**To do**
Write out the material exactly, leaving every picture behind.

**Stored data**
+ + + + +

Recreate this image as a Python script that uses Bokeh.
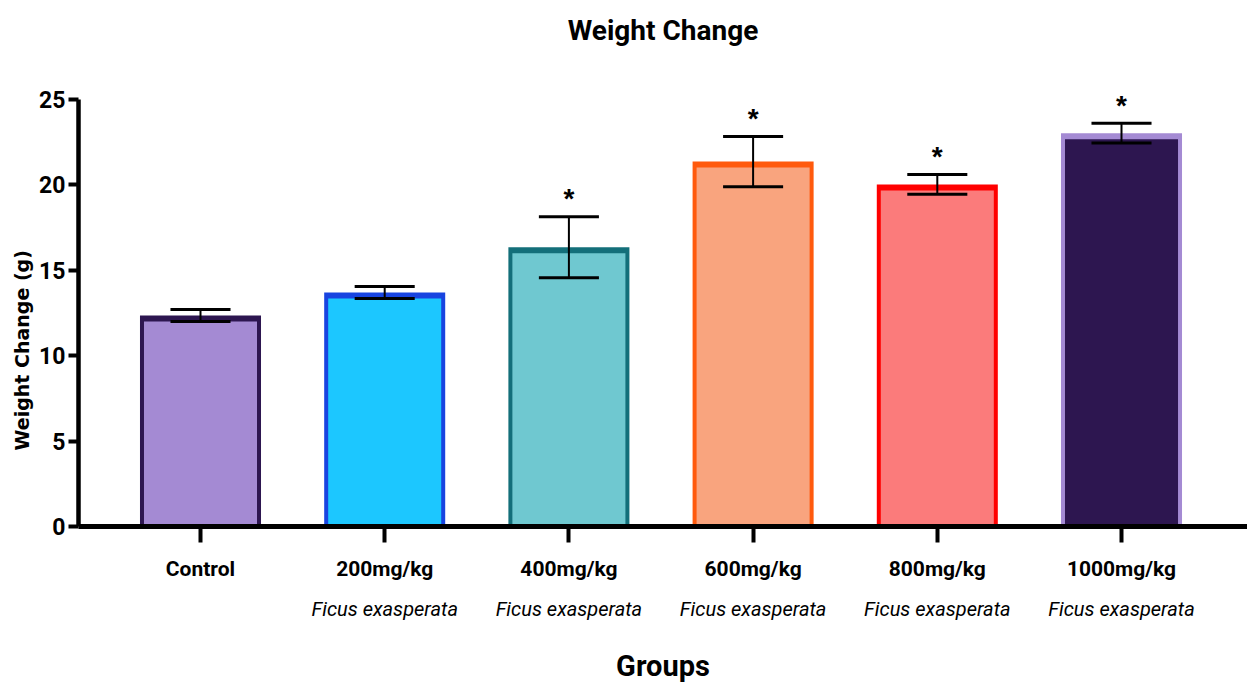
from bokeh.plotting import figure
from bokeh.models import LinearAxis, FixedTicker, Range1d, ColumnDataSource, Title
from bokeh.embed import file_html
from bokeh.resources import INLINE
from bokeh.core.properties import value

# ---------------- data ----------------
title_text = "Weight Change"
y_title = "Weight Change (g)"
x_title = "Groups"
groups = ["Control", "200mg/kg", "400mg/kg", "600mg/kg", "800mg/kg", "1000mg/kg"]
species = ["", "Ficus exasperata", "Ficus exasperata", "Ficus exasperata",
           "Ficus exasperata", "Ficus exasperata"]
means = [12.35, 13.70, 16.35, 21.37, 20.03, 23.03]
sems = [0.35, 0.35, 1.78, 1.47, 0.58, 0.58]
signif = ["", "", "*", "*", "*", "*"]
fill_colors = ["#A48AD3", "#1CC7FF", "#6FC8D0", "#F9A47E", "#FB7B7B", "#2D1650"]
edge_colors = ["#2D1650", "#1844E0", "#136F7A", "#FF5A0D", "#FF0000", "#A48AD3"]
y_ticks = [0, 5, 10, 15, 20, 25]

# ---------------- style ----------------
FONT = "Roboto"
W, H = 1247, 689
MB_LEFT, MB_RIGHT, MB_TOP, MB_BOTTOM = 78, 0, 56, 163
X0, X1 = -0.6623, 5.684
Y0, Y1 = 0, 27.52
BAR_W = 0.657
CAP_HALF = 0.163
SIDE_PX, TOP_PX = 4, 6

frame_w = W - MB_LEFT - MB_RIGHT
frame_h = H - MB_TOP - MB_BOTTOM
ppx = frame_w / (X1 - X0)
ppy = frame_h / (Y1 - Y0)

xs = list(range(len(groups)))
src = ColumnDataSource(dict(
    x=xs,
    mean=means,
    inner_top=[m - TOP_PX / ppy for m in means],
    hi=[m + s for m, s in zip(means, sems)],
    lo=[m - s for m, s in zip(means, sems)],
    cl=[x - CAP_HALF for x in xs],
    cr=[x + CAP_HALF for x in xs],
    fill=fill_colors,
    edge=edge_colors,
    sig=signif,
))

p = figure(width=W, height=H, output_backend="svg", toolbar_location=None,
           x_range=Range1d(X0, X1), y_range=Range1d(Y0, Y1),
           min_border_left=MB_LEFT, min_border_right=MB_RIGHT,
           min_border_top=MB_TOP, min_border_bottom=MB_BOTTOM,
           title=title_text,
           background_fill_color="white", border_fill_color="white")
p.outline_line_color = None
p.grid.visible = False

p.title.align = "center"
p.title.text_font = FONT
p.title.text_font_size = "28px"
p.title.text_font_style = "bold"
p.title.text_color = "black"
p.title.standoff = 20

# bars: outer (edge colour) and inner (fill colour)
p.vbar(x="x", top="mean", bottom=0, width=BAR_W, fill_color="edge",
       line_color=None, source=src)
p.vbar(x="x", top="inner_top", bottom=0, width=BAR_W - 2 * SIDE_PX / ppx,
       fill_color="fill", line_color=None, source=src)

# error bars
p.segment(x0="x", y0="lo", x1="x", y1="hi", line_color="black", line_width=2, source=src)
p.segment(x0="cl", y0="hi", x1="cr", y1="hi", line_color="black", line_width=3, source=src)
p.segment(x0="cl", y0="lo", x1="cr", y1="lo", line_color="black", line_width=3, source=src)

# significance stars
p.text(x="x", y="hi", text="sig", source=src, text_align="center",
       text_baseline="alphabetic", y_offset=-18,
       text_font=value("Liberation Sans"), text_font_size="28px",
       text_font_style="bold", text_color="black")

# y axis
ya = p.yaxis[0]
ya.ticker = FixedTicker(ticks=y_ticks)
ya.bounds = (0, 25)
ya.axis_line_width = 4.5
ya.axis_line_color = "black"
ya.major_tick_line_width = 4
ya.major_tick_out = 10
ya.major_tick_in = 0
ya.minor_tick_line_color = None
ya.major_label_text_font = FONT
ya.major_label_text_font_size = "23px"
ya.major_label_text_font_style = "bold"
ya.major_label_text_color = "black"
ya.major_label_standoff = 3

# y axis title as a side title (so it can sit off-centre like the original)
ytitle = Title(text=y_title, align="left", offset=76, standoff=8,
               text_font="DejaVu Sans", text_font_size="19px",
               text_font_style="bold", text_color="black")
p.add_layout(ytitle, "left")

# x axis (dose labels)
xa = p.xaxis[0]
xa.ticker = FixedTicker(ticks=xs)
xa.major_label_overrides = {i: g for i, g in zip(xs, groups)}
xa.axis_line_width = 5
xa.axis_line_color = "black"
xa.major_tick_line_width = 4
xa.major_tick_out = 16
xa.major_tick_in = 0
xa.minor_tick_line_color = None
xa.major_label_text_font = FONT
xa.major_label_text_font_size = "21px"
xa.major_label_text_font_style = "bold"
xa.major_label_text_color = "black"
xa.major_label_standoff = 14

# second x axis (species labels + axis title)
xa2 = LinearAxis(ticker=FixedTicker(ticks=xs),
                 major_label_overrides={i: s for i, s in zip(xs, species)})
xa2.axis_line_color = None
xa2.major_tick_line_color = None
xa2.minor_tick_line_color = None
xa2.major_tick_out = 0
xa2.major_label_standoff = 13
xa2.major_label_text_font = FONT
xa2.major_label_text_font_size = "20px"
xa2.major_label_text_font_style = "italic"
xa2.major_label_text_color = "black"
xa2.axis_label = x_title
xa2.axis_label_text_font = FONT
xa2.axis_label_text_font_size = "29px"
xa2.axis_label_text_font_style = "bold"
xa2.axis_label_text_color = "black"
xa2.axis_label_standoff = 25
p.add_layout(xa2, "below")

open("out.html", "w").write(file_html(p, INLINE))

+ + + + +

**Answer to this problem**
Recreate this image as a Python script that uses Bokeh.
from bokeh.plotting import figure
from bokeh.models import LinearAxis, FixedTicker, Range1d, ColumnDataSource, Title
from bokeh.embed import file_html
from bokeh.resources import INLINE
from bokeh.core.properties import value

# ---------------- data ----------------
title_text = "Weight Change"
y_title = "Weight Change (g)"
x_title = "Groups"
groups = ["Control", "200mg/kg", "400mg/kg", "600mg/kg", "800mg/kg", "1000mg/kg"]
species = ["", "Ficus exasperata", "Ficus exasperata", "Ficus exasperata",
           "Ficus exasperata", "Ficus exasperata"]
means = [12.35, 13.70, 16.35, 21.37, 20.03, 23.03]
sems = [0.35, 0.35, 1.78, 1.47, 0.58, 0.58]
signif = ["", "", "*", "*", "*", "*"]
fill_colors = ["#A48AD3", "#1CC7FF", "#6FC8D0", "#F9A47E", "#FB7B7B", "#2D1650"]
edge_colors = ["#2D1650", "#1844E0", "#136F7A", "#FF5A0D", "#FF0000", "#A48AD3"]
y_ticks = [0, 5, 10, 15, 20, 25]

# ---------------- style ----------------
FONT = "Roboto"
W, H = 1247, 689
MB_LEFT, MB_RIGHT, MB_TOP, MB_BOTTOM = 78, 0, 56, 163
X0, X1 = -0.6623, 5.684
Y0, Y1 = 0, 27.52
BAR_W = 0.657
CAP_HALF = 0.163
SIDE_PX, TOP_PX = 4, 6

frame_w = W - MB_LEFT - MB_RIGHT
frame_h = H - MB_TOP - MB_BOTTOM
ppx = frame_w / (X1 - X0)
ppy = frame_h / (Y1 - Y0)

xs = list(range(len(groups)))
src = ColumnDataSource(dict(
    x=xs,
    mean=means,
    inner_top=[m - TOP_PX / ppy for m in means],
    hi=[m + s for m, s in zip(means, sems)],
    lo=[m - s for m, s in zip(means, sems)],
    cl=[x - CAP_HALF for x in xs],
    cr=[x + CAP_HALF for x in xs],
    fill=fill_colors,
    edge=edge_colors,
    sig=signif,
))

p = figure(width=W, height=H, output_backend="svg", toolbar_location=None,
           x_range=Range1d(X0, X1), y_range=Range1d(Y0, Y1),
           min_border_left=MB_LEFT, min_border_right=MB_RIGHT,
           min_border_top=MB_TOP, min_border_bottom=MB_BOTTOM,
           title=title_text,
           background_fill_color="white", border_fill_color="white")
p.outline_line_color = None
p.grid.visible = False

p.title.align = "center"
p.title.text_font = FONT
p.title.text_font_size = "28px"
p.title.text_font_style = "bold"
p.title.text_color = "black"
p.title.standoff = 20

# bars: outer (edge colour) and inner (fill colour)
p.vbar(x="x", top="mean", bottom=0, width=BAR_W, fill_color="edge",
       line_color=None, source=src)
p.vbar(x="x", top="inner_top", bottom=0, width=BAR_W - 2 * SIDE_PX / ppx,
       fill_color="fill", line_color=None, source=src)

# error bars
p.segment(x0="x", y0="lo", x1="x", y1="hi", line_color="black", line_width=2, source=src)
p.segment(x0="cl", y0="hi", x1="cr", y1="hi", line_color="black", line_width=3, source=src)
p.segment(x0="cl", y0="lo", x1="cr", y1="lo", line_color="black", line_width=3, source=src)

# significance stars
p.text(x="x", y="hi", text="sig", source=src, text_align="center",
       text_baseline="alphabetic", y_offset=-18,
       text_font=value("Liberation Sans"), text_font_size="28px",
       text_font_style="bold", text_color="black")

# y axis
ya = p.yaxis[0]
ya.ticker = FixedTicker(ticks=y_ticks)
ya.bounds = (0, 25)
ya.axis_line_width = 4.5
ya.axis_line_color = "black"
ya.major_tick_line_width = 4
ya.major_tick_out = 10
ya.major_tick_in = 0
ya.minor_tick_line_color = None
ya.major_label_text_font = FONT
ya.major_label_text_font_size = "23px"
ya.major_label_text_font_style = "bold"
ya.major_label_text_color = "black"
ya.major_label_standoff = 3

# y axis title as a side title (so it can sit off-centre like the original)
ytitle = Title(text=y_title, align="left", offset=76, standoff=8,
               text_font="DejaVu Sans", text_font_size="19px",
               text_font_style="bold", text_color="black")
p.add_layout(ytitle, "left")

# x axis (dose labels)
xa = p.xaxis[0]
xa.ticker = FixedTicker(ticks=xs)
xa.major_label_overrides = {i: g for i, g in zip(xs, groups)}
xa.axis_line_width = 5
xa.axis_line_color = "black"
xa.major_tick_line_width = 4
xa.major_tick_out = 16
xa.major_tick_in = 0
xa.minor_tick_line_color = None
xa.major_label_text_font = FONT
xa.major_label_text_font_size = "21px"
xa.major_label_text_font_style = "bold"
xa.major_label_text_color = "black"
xa.major_label_standoff = 14

# second x axis (species labels + axis title)
xa2 = LinearAxis(ticker=FixedTicker(ticks=xs),
                 major_label_overrides={i: s for i, s in zip(xs, species)})
xa2.axis_line_color = None
xa2.major_tick_line_color = None
xa2.minor_tick_line_color = None
xa2.major_tick_out = 0
xa2.major_label_standoff = 13
xa2.major_label_text_font = FONT
xa2.major_label_text_font_size = "20px"
xa2.major_label_text_font_style = "italic"
xa2.major_label_text_color = "black"
xa2.axis_label = x_title
xa2.axis_label_text_font = FONT
xa2.axis_label_text_font_size = "29px"
xa2.axis_label_text_font_style = "bold"
xa2.axis_label_text_color = "black"
xa2.axis_label_standoff = 25
p.add_layout(xa2, "below")

open("out.html", "w").write(file_html(p, INLINE))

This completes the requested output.